▶ **What you have to do**
Begin at the first line of the data and copy each line through the one containing "const bottomV = -1.89;", that line included, with no pictures.
== Stored data
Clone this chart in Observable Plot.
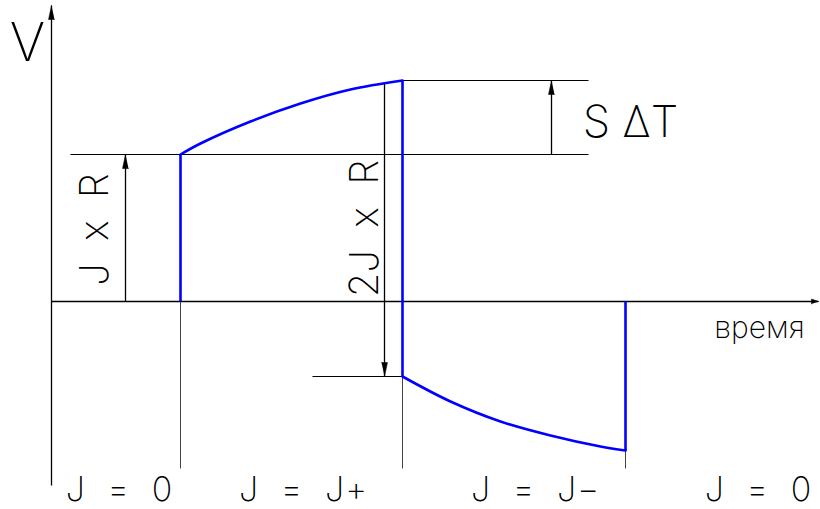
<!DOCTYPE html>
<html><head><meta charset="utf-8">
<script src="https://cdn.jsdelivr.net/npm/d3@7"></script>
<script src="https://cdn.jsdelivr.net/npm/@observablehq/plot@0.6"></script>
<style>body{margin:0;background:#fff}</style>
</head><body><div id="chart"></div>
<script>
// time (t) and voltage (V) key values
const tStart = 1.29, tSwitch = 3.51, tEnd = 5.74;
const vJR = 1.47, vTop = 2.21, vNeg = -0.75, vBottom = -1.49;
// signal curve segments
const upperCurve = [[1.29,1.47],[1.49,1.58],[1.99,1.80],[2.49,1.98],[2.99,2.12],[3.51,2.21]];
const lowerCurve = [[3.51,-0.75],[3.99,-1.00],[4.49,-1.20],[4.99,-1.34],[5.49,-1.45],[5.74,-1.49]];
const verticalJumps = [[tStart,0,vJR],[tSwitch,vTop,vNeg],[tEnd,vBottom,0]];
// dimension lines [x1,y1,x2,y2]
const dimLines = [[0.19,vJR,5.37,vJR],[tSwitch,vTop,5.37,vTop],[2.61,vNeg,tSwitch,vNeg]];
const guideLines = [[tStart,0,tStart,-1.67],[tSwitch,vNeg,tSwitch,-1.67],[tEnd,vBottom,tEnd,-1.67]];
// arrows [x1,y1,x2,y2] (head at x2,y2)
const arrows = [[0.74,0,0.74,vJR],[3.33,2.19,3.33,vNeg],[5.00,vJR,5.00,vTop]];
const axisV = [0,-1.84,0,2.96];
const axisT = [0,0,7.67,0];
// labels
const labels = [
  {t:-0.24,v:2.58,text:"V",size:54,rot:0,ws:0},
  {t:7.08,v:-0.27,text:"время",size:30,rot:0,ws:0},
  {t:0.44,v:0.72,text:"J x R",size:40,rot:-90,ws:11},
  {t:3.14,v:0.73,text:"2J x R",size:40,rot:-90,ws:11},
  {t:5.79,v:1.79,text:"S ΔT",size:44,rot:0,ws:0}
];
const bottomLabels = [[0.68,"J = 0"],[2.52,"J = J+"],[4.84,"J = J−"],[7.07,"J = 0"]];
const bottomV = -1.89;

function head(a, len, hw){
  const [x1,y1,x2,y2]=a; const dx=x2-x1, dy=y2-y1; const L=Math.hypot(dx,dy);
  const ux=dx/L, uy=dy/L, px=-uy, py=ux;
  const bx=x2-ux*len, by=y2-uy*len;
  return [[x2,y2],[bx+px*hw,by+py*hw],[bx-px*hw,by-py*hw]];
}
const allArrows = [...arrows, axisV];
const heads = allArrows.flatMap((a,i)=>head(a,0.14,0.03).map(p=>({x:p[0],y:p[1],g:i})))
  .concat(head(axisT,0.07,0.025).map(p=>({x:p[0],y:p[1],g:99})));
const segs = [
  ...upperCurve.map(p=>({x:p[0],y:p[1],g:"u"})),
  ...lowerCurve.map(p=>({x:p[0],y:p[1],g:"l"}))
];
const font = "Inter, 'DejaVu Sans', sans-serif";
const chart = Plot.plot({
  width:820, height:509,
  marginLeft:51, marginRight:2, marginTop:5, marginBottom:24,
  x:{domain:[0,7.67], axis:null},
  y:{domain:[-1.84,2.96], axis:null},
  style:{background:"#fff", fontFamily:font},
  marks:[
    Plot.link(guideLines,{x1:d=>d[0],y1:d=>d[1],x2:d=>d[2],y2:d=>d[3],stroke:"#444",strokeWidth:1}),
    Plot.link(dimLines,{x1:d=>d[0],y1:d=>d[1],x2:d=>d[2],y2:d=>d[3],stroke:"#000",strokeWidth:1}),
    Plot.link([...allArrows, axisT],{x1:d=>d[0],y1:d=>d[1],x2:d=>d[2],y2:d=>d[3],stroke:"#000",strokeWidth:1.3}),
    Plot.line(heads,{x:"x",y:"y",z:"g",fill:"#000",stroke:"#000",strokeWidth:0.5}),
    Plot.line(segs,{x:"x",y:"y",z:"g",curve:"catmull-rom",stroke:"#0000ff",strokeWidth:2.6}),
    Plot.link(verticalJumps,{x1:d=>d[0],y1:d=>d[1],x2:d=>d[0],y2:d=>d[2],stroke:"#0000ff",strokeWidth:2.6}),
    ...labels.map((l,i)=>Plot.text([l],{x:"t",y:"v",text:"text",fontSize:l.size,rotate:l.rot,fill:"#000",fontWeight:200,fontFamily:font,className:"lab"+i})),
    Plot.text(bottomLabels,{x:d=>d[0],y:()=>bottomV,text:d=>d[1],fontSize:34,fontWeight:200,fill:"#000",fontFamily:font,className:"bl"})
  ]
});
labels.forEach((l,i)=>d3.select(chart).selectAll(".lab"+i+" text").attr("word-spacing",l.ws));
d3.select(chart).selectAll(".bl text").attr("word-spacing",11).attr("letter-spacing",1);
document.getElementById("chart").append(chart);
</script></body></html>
====
▶ **Finished exercise**
Clone this chart in Observable Plot.
<!DOCTYPE html>
<html><head><meta charset="utf-8">
<script src="https://cdn.jsdelivr.net/npm/d3@7"></script>
<script src="https://cdn.jsdelivr.net/npm/@observablehq/plot@0.6"></script>
<style>body{margin:0;background:#fff}</style>
</head><body><div id="chart"></div>
<script>
// time (t) and voltage (V) key values
const tStart = 1.29, tSwitch = 3.51, tEnd = 5.74;
const vJR = 1.47, vTop = 2.21, vNeg = -0.75, vBottom = -1.49;
// signal curve segments
const upperCurve = [[1.29,1.47],[1.49,1.58],[1.99,1.80],[2.49,1.98],[2.99,2.12],[3.51,2.21]];
const lowerCurve = [[3.51,-0.75],[3.99,-1.00],[4.49,-1.20],[4.99,-1.34],[5.49,-1.45],[5.74,-1.49]];
const verticalJumps = [[tStart,0,vJR],[tSwitch,vTop,vNeg],[tEnd,vBottom,0]];
// dimension lines [x1,y1,x2,y2]
const dimLines = [[0.19,vJR,5.37,vJR],[tSwitch,vTop,5.37,vTop],[2.61,vNeg,tSwitch,vNeg]];
const guideLines = [[tStart,0,tStart,-1.67],[tSwitch,vNeg,tSwitch,-1.67],[tEnd,vBottom,tEnd,-1.67]];
// arrows [x1,y1,x2,y2] (head at x2,y2)
const arrows = [[0.74,0,0.74,vJR],[3.33,2.19,3.33,vNeg],[5.00,vJR,5.00,vTop]];
const axisV = [0,-1.84,0,2.96];
const axisT = [0,0,7.67,0];
// labels
const labels = [
  {t:-0.24,v:2.58,text:"V",size:54,rot:0,ws:0},
  {t:7.08,v:-0.27,text:"время",size:30,rot:0,ws:0},
  {t:0.44,v:0.72,text:"J x R",size:40,rot:-90,ws:11},
  {t:3.14,v:0.73,text:"2J x R",size:40,rot:-90,ws:11},
  {t:5.79,v:1.79,text:"S ΔT",size:44,rot:0,ws:0}
];
const bottomLabels = [[0.68,"J = 0"],[2.52,"J = J+"],[4.84,"J = J−"],[7.07,"J = 0"]];
const bottomV = -1.89;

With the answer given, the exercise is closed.